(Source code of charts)
"""

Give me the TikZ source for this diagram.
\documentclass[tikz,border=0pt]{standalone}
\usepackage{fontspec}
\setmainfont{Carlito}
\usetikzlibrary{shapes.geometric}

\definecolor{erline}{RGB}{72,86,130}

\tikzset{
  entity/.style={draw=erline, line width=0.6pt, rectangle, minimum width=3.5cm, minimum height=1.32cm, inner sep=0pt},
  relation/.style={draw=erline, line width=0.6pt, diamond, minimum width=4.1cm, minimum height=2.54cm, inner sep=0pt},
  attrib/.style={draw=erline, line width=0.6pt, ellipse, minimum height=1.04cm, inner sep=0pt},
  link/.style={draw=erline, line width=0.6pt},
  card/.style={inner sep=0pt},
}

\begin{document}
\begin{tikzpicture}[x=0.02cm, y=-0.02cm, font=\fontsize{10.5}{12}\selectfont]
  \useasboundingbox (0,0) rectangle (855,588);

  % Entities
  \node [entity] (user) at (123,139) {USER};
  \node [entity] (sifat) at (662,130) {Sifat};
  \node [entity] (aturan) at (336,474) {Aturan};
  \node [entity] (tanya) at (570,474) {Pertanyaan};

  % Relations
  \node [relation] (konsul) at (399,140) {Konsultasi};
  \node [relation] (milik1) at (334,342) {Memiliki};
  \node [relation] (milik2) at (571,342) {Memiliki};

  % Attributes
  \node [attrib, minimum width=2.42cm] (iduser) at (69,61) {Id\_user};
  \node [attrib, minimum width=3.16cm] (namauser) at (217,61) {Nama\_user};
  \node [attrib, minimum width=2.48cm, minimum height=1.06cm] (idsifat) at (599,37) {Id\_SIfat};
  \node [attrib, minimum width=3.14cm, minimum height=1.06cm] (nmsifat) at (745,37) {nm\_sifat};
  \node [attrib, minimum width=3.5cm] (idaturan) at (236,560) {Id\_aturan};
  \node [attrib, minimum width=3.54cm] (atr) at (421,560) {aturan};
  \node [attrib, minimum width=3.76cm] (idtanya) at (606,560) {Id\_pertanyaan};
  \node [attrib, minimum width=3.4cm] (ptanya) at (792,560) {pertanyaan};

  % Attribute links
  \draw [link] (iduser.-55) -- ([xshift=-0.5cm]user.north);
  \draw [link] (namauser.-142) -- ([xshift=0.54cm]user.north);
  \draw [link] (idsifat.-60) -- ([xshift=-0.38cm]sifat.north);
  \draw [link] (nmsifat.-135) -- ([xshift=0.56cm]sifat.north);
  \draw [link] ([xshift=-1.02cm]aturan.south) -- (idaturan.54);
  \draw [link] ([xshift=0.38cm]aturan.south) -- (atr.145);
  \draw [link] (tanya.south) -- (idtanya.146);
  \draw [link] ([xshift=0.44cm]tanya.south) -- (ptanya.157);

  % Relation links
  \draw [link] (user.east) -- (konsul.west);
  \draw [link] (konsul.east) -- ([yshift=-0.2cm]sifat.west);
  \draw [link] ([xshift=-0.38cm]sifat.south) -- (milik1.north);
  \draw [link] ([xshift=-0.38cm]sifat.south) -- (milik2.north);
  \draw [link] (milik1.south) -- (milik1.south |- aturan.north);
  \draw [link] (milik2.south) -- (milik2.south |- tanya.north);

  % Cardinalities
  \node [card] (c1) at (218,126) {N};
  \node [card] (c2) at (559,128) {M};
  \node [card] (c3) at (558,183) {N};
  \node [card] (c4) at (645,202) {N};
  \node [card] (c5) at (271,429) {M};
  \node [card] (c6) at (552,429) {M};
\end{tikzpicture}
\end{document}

"""
"""

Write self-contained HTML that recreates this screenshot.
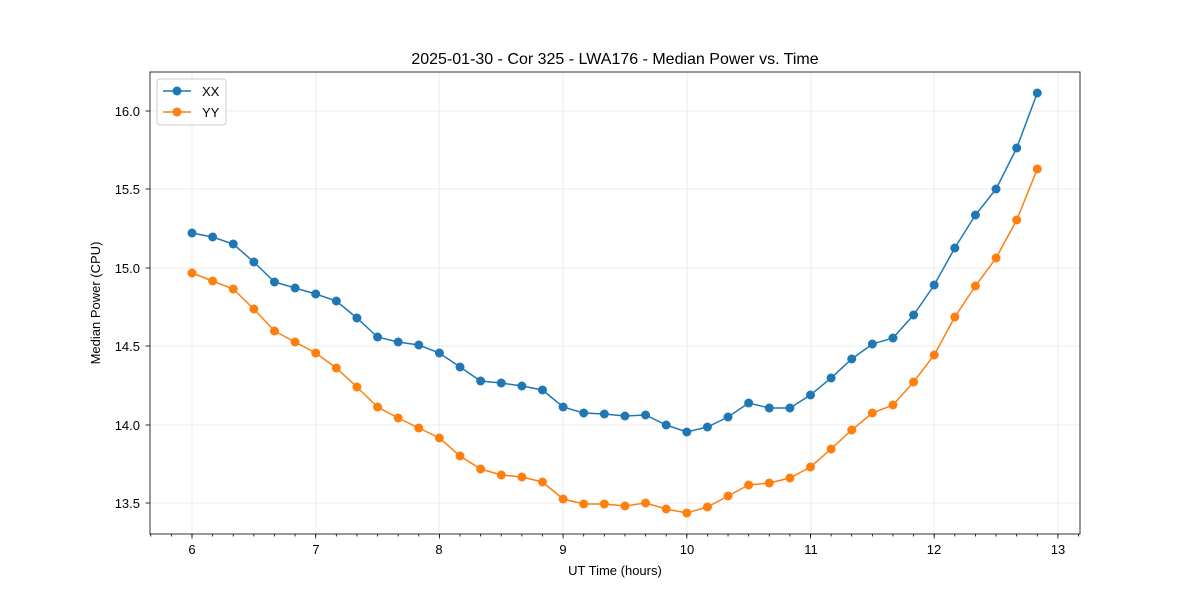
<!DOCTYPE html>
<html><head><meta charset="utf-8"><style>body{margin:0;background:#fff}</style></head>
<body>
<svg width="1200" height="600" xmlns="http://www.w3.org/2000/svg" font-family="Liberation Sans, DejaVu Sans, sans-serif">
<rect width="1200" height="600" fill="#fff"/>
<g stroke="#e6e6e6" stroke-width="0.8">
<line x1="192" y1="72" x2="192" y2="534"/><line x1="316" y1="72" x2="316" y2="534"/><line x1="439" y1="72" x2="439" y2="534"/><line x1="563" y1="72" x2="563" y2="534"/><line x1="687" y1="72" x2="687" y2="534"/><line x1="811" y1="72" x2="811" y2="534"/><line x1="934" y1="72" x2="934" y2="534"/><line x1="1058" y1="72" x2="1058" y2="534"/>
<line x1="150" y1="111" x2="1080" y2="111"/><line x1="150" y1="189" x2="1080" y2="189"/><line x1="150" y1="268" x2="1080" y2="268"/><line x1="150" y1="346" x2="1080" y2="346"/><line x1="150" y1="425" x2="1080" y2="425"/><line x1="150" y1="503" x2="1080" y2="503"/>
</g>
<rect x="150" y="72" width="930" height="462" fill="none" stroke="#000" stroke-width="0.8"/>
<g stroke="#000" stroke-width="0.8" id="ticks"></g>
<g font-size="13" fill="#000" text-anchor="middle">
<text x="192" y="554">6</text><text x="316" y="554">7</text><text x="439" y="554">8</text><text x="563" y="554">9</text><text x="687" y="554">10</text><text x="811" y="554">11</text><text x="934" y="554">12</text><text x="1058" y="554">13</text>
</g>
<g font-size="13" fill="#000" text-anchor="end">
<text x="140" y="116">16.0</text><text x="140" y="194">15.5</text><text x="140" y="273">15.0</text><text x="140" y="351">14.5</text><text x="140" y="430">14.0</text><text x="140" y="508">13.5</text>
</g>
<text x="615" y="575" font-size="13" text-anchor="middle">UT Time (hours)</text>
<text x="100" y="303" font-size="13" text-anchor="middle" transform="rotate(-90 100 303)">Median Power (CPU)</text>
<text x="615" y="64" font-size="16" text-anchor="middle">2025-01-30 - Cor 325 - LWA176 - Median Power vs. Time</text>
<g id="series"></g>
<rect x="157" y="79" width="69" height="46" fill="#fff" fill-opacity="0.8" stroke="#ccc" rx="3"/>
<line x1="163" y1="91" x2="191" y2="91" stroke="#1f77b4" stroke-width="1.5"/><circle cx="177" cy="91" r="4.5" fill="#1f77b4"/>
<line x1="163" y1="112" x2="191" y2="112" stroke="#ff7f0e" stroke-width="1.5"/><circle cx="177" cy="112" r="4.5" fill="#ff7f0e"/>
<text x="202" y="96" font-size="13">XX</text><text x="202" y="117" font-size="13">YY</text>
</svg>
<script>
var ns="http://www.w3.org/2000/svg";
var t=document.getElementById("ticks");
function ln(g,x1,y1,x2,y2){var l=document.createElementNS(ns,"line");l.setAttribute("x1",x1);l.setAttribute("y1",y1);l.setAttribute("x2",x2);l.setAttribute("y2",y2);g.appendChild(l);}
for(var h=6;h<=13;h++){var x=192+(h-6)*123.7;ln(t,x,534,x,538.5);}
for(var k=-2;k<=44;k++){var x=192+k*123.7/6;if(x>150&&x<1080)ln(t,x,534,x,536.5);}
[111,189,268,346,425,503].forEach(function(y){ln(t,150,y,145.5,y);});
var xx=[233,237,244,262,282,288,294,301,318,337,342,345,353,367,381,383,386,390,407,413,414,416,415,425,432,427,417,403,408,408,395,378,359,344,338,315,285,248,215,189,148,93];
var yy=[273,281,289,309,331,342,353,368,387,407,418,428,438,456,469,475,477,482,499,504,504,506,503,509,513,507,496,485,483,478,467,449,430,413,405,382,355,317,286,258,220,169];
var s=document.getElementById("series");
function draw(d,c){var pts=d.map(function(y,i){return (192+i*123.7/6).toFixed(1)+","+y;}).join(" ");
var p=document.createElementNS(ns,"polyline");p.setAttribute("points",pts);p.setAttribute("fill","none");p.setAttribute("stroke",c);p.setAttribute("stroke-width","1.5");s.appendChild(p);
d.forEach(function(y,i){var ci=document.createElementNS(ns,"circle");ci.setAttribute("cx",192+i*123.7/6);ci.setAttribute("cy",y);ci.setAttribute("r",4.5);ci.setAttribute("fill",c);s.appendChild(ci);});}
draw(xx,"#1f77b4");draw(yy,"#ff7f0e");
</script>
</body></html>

"""

### [Task to carry out]
From the material above, copy each line that includes the word "this".

### [The output]
Give me the TikZ source for this diagram.
Write self-contained HTML that recreates this screenshot.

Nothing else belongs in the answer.